Americans listened anxiously on September 10 as Edward R. Murrow reported from London on the German Luftwaffe ’s air assault on Britain: “I’ve seen some horrible sights in this city during these days and nights, but not once have I heard man, woman, or child suggest that Britain should throw in her hand. These people are angry. How much they can stand I don’t know.”

A week earlier President Franklin D. Roosevelt had announced an executive agreement between the United States and Great Britain. The United States would lend the British fifty aging destroyers in return for rent-free, ninety-nine-year leases on naval and air bases in Newfoundland, Bermuda, the Bahamas, and five other British territories.

Congress joined in the war preparations September 16, instituting the first peacetime draft in U.S. history. During the next month more than 16.4 million men ages twenty-one to thirty-five signed up. Secretary of War Henry L. Stimson picked the first draft number from a bowl of eighty-five hundred capsules on October 29. The number 158 belonged to Alden C. Flagg, Jr., the son of the first civilian drafted in the 1917 lottery for World War I.

Meanwhile, relations with Japan, Germany, and Italy continued to deteriorate. On September 26 Roosevelt announced an embargo on the export of scrap iron and steel to all countries outside the Western Hemisphere except Great Britain. The next day in Berlin, representatives from Germany, Italy, and Japan signed a tripartite military and economic pact. Each country pledged to defend the other should they be attacked by a non-pact nation. The Axis was born.

Roosevelt was fighting off a spirited challenge from the neophyte Republican presidential candidate Wendell Willkie, who gained political mileage by portraying the President as a reckless warmonger. In his quest for an unprecedented third term, Roosevelt could not remain silent in the face of these charges. The President lashed out at the Republicans. In an October 28 speech at New York City’s Madison Square Garden, Roosevelt singled out isolationist Republicans for their “remarkable somersault” on national defense issues: Having criticized his defense build-up for years, they now claimed the country was too weak to enter a war. Continuing his campaign in Boston on Halloween, Roosevelt reassured the electorate: “I have said this before, but I shall say it again and again and again: your boys are not going to be sent into any foreign wars.” The word foreign was a carefully chosen caveat. After the Japanese attacked Pearl Harbor thirteen months later, the war would no longer fit this description.

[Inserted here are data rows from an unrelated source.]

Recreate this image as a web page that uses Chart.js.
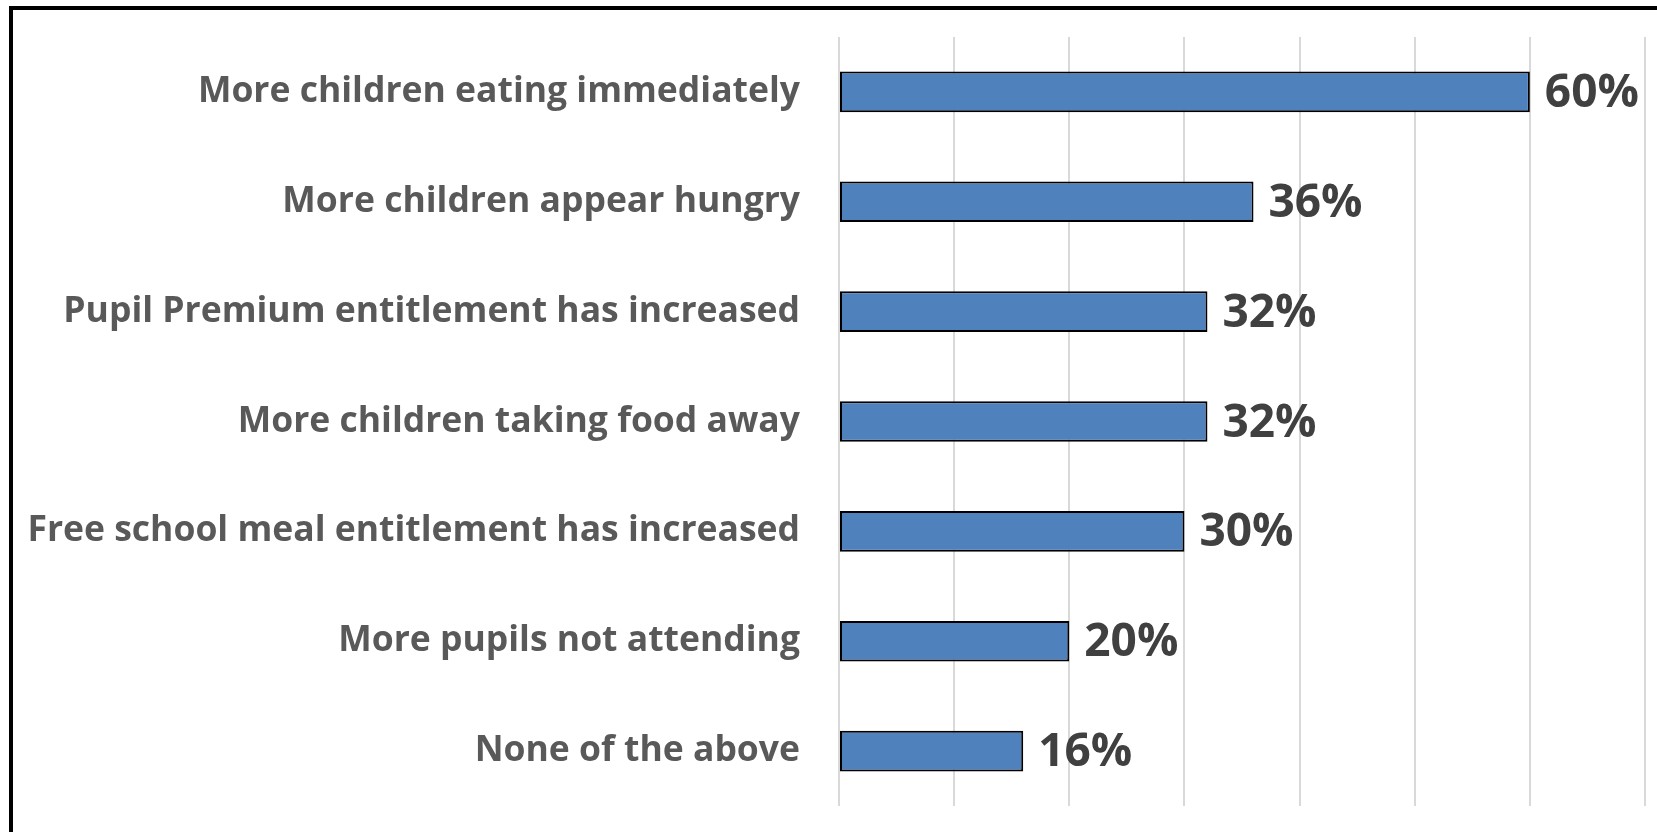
<!DOCTYPE html>
<html>
<head>
<meta charset="utf-8">
<script src="https://cdn.jsdelivr.net/npm/chart.js@4.4.1/dist/chart.umd.min.js"></script>
<style>
    html, body { margin: 0; padding: 0; background: #fff; overflow: hidden; }
    #wrap { position: relative; width: 1657px; height: 832px; }
    #frame {
        position: absolute; left: 9px; top: 6px; width: 2000px; height: 1000px;
        border-left: 4px solid #000; border-top: 4px solid #000; pointer-events: none;
    }
</style>
</head>
<body>
<div id="wrap">
    <canvas id="myChart" width="1657" height="832"></canvas>
    <div id="frame"></div>
</div>
<script>
// categorias y valores (%)
const categorias = [
    'More children eating immediately',
    'More children appear hungry',
    'Pupil Premium entitlement has increased',
    'More children taking food away',
    'Free school meal entitlement has increased',
    'More pupils not attending',
    'None of the above'
];
const porcentajes = [60, 36, 32, 32, 30, 20, 16];
const ejeMax = 70;
const ejePaso = 10;

// etiquetas de valor al final de cada barra
const etiquetasValor = {
    id: 'etiquetasValor',
    afterDatasetsDraw(chart) {
        const ctx = chart.ctx;
        const meta = chart.getDatasetMeta(0);
        ctx.save();
        ctx.font = 'bold 46px "Open Sans"';
        ctx.fillStyle = '#404040';
        ctx.textAlign = 'left';
        ctx.textBaseline = 'middle';
        meta.data.forEach((bar, i) => {
            ctx.fillText(porcentajes[i] + '%', bar.x + 15, bar.y + 2);
        });
        ctx.restore();
    }
};

document.addEventListener('DOMContentLoaded', () => {
    Chart.defaults.font.family = '"Open Sans"';
    const ctx = document.getElementById('myChart').getContext('2d');
    new Chart(ctx, {
        type: 'bar',
        data: {
            labels: categorias,
            datasets: [{
                data: porcentajes,
                backgroundColor: '#4F81BD',
                borderColor: '#000000',
                borderWidth: 2,
                borderSkipped: false,
                categoryPercentage: 1,
                barPercentage: 0.37
            }]
        },
        options: {
            indexAxis: 'y',
            responsive: false,
            animation: false,
            layout: { padding: { top: 37, right: 12, bottom: 26, left: 10 } },
            scales: {
                x: {
                    min: 0,
                    max: ejeMax,
                    ticks: { display: false, stepSize: ejePaso },
                    grid: { color: '#d9d9d9', lineWidth: 2, drawTicks: false },
                    border: { display: false },
                    afterFit: (scale) => { scale.height = 0; }
                },
                y: {
                    grid: { display: false, drawTicks: false },
                    border: { display: false },
                    ticks: {
                        color: '#595959',
                        padding: 39,
                        font: { size: 35.5, weight: 'bold' }
                    },
                    afterFit: (scale) => {
                        scale.width = 829;
                        scale.paddingTop = 0;
                        scale.paddingBottom = 0;
                    }
                }
            },
            plugins: {
                legend: { display: false },
                tooltip: { enabled: false }
            }
        },
        plugins: [etiquetasValor]
    });
});
</script>
</body>
</html>
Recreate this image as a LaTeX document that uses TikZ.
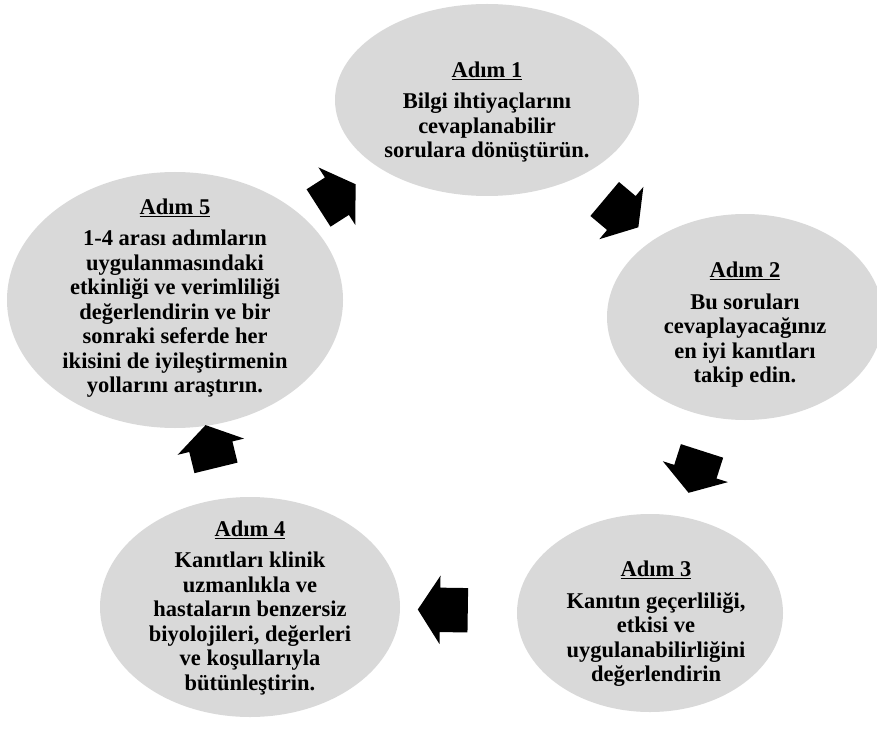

The Great Dictator , film maker Charlie Chaplin’s bold lampoon of Adolf Hitler, premiered in New York City on October 15. Chaplin starred in a dual role as the mad dictator Adenoid Hynkel and the look-alike Jewish barber who unwittingly topples his empire. He would withdraw the film from circulation during World War II. “Had I known of the actual horrors of the German concentration camps, I could not have made The Great Dictator ,” Chaplin would later admit. “I could not have made fun of the homicidal insanity of the Nazis.”